* Stated exercise *
The records below hold pictures; please leave those out and retype the rest exactly.

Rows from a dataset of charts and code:
►
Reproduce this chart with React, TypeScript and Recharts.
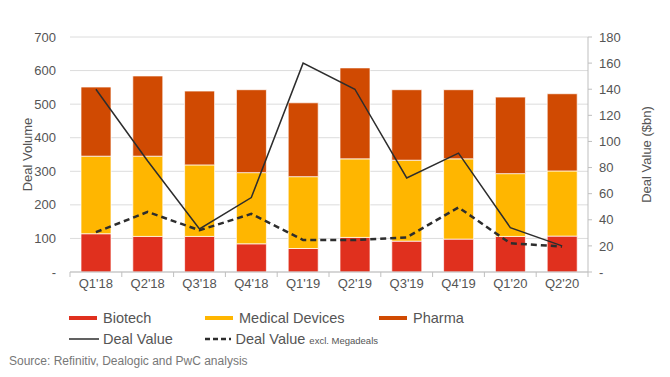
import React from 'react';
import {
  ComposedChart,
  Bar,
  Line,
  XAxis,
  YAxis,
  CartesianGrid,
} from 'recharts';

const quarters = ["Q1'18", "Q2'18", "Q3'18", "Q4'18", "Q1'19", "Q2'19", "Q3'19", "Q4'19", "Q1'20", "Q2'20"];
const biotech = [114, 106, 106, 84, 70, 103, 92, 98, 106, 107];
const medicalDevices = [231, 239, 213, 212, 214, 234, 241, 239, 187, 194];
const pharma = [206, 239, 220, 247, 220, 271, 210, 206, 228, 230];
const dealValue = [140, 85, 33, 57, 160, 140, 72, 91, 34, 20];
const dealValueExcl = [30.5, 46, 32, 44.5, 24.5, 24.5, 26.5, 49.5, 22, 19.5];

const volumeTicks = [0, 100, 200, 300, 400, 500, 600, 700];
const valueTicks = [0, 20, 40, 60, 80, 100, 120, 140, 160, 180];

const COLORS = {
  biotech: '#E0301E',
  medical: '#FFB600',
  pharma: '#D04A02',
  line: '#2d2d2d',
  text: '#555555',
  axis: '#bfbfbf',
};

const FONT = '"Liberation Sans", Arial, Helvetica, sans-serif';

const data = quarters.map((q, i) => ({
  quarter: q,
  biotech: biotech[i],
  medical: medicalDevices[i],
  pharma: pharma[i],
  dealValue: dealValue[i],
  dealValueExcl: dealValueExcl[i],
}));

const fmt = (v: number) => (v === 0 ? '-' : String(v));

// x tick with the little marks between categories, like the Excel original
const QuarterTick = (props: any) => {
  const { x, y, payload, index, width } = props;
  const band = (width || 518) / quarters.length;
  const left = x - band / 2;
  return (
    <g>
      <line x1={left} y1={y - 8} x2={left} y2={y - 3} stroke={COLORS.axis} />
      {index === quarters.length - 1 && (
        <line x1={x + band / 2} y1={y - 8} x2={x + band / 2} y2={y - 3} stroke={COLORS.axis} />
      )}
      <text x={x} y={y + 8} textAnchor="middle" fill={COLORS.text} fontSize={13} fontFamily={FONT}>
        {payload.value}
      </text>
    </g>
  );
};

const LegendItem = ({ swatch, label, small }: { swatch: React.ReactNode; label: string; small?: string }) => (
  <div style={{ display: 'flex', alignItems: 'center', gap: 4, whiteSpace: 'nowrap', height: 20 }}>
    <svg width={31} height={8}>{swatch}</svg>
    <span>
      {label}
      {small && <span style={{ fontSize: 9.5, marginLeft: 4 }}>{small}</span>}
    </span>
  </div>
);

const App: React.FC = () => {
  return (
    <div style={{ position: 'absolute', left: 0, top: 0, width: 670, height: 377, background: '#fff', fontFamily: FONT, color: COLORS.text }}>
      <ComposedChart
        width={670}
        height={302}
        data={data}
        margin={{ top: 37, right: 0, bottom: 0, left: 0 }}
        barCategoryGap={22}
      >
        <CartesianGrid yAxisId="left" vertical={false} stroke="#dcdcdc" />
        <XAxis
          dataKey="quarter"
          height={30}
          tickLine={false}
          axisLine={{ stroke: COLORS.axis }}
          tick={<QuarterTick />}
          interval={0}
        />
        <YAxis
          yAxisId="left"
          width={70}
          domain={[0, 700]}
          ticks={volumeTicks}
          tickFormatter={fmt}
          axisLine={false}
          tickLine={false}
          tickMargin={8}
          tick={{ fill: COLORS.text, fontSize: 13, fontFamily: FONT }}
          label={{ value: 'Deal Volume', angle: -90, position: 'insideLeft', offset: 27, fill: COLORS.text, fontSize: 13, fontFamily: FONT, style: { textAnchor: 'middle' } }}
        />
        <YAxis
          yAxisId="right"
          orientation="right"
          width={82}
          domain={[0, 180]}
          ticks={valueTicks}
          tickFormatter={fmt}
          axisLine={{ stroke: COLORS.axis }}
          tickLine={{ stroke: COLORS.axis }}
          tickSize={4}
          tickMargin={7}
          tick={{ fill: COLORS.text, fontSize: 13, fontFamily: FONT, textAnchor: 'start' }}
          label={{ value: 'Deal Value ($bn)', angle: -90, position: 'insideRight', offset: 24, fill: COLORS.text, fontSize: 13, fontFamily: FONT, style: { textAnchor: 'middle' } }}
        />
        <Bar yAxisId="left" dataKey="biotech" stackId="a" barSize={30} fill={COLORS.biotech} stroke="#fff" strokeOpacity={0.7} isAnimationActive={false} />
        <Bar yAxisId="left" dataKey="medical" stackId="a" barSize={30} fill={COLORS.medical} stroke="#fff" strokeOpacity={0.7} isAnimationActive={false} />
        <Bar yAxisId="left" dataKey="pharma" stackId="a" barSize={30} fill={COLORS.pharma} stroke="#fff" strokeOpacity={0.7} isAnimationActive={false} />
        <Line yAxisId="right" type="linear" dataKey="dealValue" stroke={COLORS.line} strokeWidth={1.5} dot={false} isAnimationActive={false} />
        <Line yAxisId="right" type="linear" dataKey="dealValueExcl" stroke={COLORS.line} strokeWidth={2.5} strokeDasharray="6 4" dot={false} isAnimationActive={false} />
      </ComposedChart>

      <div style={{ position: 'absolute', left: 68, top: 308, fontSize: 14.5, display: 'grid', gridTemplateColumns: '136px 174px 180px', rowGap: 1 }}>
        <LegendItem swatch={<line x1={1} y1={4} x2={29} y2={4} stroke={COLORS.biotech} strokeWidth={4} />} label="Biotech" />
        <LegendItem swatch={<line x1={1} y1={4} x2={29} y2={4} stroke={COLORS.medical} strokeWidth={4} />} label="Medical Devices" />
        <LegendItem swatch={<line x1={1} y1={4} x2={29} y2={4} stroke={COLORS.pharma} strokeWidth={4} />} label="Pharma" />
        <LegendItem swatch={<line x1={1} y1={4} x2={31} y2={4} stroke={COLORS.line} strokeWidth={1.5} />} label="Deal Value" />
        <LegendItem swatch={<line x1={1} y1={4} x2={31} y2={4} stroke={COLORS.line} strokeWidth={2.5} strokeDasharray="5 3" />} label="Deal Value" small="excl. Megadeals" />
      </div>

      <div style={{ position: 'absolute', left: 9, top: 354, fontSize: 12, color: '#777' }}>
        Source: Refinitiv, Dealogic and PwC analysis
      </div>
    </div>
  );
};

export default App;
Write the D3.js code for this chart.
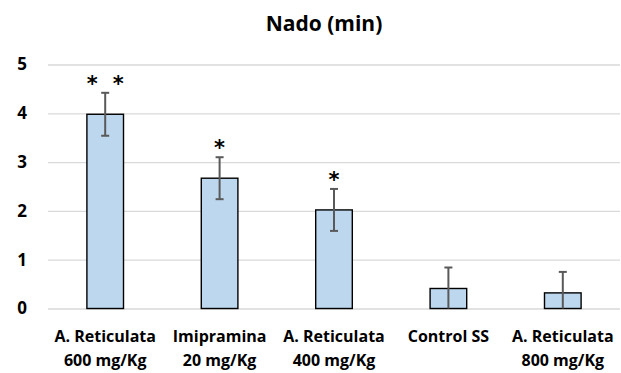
◄
* Finished task *
Reproduce this chart with React, TypeScript and Recharts.
import React from 'react';
import {
  ComposedChart,
  Bar,
  Line,
  XAxis,
  YAxis,
  CartesianGrid,
} from 'recharts';

const quarters = ["Q1'18", "Q2'18", "Q3'18", "Q4'18", "Q1'19", "Q2'19", "Q3'19", "Q4'19", "Q1'20", "Q2'20"];
const biotech = [114, 106, 106, 84, 70, 103, 92, 98, 106, 107];
const medicalDevices = [231, 239, 213, 212, 214, 234, 241, 239, 187, 194];
const pharma = [206, 239, 220, 247, 220, 271, 210, 206, 228, 230];
const dealValue = [140, 85, 33, 57, 160, 140, 72, 91, 34, 20];
const dealValueExcl = [30.5, 46, 32, 44.5, 24.5, 24.5, 26.5, 49.5, 22, 19.5];

const volumeTicks = [0, 100, 200, 300, 400, 500, 600, 700];
const valueTicks = [0, 20, 40, 60, 80, 100, 120, 140, 160, 180];

const COLORS = {
  biotech: '#E0301E',
  medical: '#FFB600',
  pharma: '#D04A02',
  line: '#2d2d2d',
  text: '#555555',
  axis: '#bfbfbf',
};

const FONT = '"Liberation Sans", Arial, Helvetica, sans-serif';

const data = quarters.map((q, i) => ({
  quarter: q,
  biotech: biotech[i],
  medical: medicalDevices[i],
  pharma: pharma[i],
  dealValue: dealValue[i],
  dealValueExcl: dealValueExcl[i],
}));

const fmt = (v: number) => (v === 0 ? '-' : String(v));

// x tick with the little marks between categories, like the Excel original
const QuarterTick = (props: any) => {
  const { x, y, payload, index, width } = props;
  const band = (width || 518) / quarters.length;
  const left = x - band / 2;
  return (
    <g>
      <line x1={left} y1={y - 8} x2={left} y2={y - 3} stroke={COLORS.axis} />
      {index === quarters.length - 1 && (
        <line x1={x + band / 2} y1={y - 8} x2={x + band / 2} y2={y - 3} stroke={COLORS.axis} />
      )}
      <text x={x} y={y + 8} textAnchor="middle" fill={COLORS.text} fontSize={13} fontFamily={FONT}>
        {payload.value}
      </text>
    </g>
  );
};

const LegendItem = ({ swatch, label, small }: { swatch: React.ReactNode; label: string; small?: string }) => (
  <div style={{ display: 'flex', alignItems: 'center', gap: 4, whiteSpace: 'nowrap', height: 20 }}>
    <svg width={31} height={8}>{swatch}</svg>
    <span>
      {label}
      {small && <span style={{ fontSize: 9.5, marginLeft: 4 }}>{small}</span>}
    </span>
  </div>
);

const App: React.FC = () => {
  return (
    <div style={{ position: 'absolute', left: 0, top: 0, width: 670, height: 377, background: '#fff', fontFamily: FONT, color: COLORS.text }}>
      <ComposedChart
        width={670}
        height={302}
        data={data}
        margin={{ top: 37, right: 0, bottom: 0, left: 0 }}
        barCategoryGap={22}
      >
        <CartesianGrid yAxisId="left" vertical={false} stroke="#dcdcdc" />
        <XAxis
          dataKey="quarter"
          height={30}
          tickLine={false}
          axisLine={{ stroke: COLORS.axis }}
          tick={<QuarterTick />}
          interval={0}
        />
        <YAxis
          yAxisId="left"
          width={70}
          domain={[0, 700]}
          ticks={volumeTicks}
          tickFormatter={fmt}
          axisLine={false}
          tickLine={false}
          tickMargin={8}
          tick={{ fill: COLORS.text, fontSize: 13, fontFamily: FONT }}
          label={{ value: 'Deal Volume', angle: -90, position: 'insideLeft', offset: 27, fill: COLORS.text, fontSize: 13, fontFamily: FONT, style: { textAnchor: 'middle' } }}
        />
        <YAxis
          yAxisId="right"
          orientation="right"
          width={82}
          domain={[0, 180]}
          ticks={valueTicks}
          tickFormatter={fmt}
          axisLine={{ stroke: COLORS.axis }}
          tickLine={{ stroke: COLORS.axis }}
          tickSize={4}
          tickMargin={7}
          tick={{ fill: COLORS.text, fontSize: 13, fontFamily: FONT, textAnchor: 'start' }}
          label={{ value: 'Deal Value ($bn)', angle: -90, position: 'insideRight', offset: 24, fill: COLORS.text, fontSize: 13, fontFamily: FONT, style: { textAnchor: 'middle' } }}
        />
        <Bar yAxisId="left" dataKey="biotech" stackId="a" barSize={30} fill={COLORS.biotech} stroke="#fff" strokeOpacity={0.7} isAnimationActive={false} />
        <Bar yAxisId="left" dataKey="medical" stackId="a" barSize={30} fill={COLORS.medical} stroke="#fff" strokeOpacity={0.7} isAnimationActive={false} />
        <Bar yAxisId="left" dataKey="pharma" stackId="a" barSize={30} fill={COLORS.pharma} stroke="#fff" strokeOpacity={0.7} isAnimationActive={false} />
        <Line yAxisId="right" type="linear" dataKey="dealValue" stroke={COLORS.line} strokeWidth={1.5} dot={false} isAnimationActive={false} />
        <Line yAxisId="right" type="linear" dataKey="dealValueExcl" stroke={COLORS.line} strokeWidth={2.5} strokeDasharray="6 4" dot={false} isAnimationActive={false} />
      </ComposedChart>

      <div style={{ position: 'absolute', left: 68, top: 308, fontSize: 14.5, display: 'grid', gridTemplateColumns: '136px 174px 180px', rowGap: 1 }}>
        <LegendItem swatch={<line x1={1} y1={4} x2={29} y2={4} stroke={COLORS.biotech} strokeWidth={4} />} label="Biotech" />
        <LegendItem swatch={<line x1={1} y1={4} x2={29} y2={4} stroke={COLORS.medical} strokeWidth={4} />} label="Medical Devices" />
        <LegendItem swatch={<line x1={1} y1={4} x2={29} y2={4} stroke={COLORS.pharma} strokeWidth={4} />} label="Pharma" />
        <LegendItem swatch={<line x1={1} y1={4} x2={31} y2={4} stroke={COLORS.line} strokeWidth={1.5} />} label="Deal Value" />
        <LegendItem swatch={<line x1={1} y1={4} x2={31} y2={4} stroke={COLORS.line} strokeWidth={2.5} strokeDasharray="5 3" />} label="Deal Value" small="excl. Megadeals" />
      </div>

      <div style={{ position: 'absolute', left: 9, top: 354, fontSize: 12, color: '#777' }}>
        Source: Refinitiv, Dealogic and PwC analysis
      </div>
    </div>
  );
};

export default App;
Write the D3.js code for this chart.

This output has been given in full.